No evento de lançamento do relatório, a autora von Bülow disse que a equipe considerou em adiar a publicação, mas preferiu por lançá-la logo de modo a conseguir intervir no debate.

“Pensamos em adiar, pois cada dia havia novidade. mas, para manter o timing, lançamos logo. Talvez possamos fazer atualização daqui a alguns meses, mas lançamos logo para tentar influenciar e melhorar o debate”, afirmou a pesquisadora.

Questionados sobre qual modelo seria o melhor para o Brasil, von Bülow se manifestou favorável a um modelo híbrido que unisse o mecanismo de barganha e o fundo setorial.

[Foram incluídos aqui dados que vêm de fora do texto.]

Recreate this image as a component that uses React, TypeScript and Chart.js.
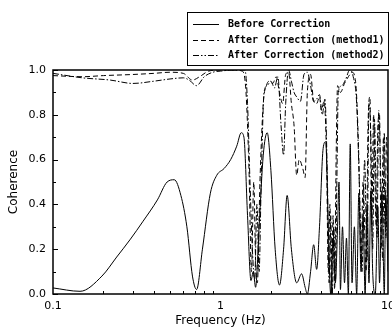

Duas pessoas sentadas lado a lado em frente a dois laptops apresentam o relatório

A autora do estudo, a cientista política Marisa von Bülow, ao lado do coordenador editorial da iniciativa, o antropólogo Rafael Evangelista

“Um fundo pode ser uma solução ruim. A resposta pode estar em algo híbrido. [A política] pode ser pensada a partir de dois objetivos diferentes”, disse ela. “Teria a barganha, seguindo lógica canadense, levando em consideração a questão da pluralidade da notícia, mas, ao mesmo tempo, um fundo que permita pensar no setor e ter política de fomento. No mundo ideal, seria um modelo híbrido. Mas falta amadurecer esse diálogo. Não sei de nenhum caso de modelo híbrido”, disse ela.

Ao seu lado, o coordenador editorial Evangelista completou que “não vê nenhum problema em o Brasil ser pioneiro”.

A despeito de sua atenção a um contexto nacional específico, o relatório também pode ajudar pessoas em outros países a pensarem como as plataformas digitais podem pagar pelo jornalismo em seus próprios países. Como diz a autora no primeiro capítulo, novos projetos de lei têm sido apresentados em diferentes países que olham uns para os outros em busca de exemplos e ideias. 

“Os desafios são globais, e o Brasil é uma de suas principais vitrines: o que for decidido no país terá enorme impacto na América Latina e em outras regiões”, afirma o estudo.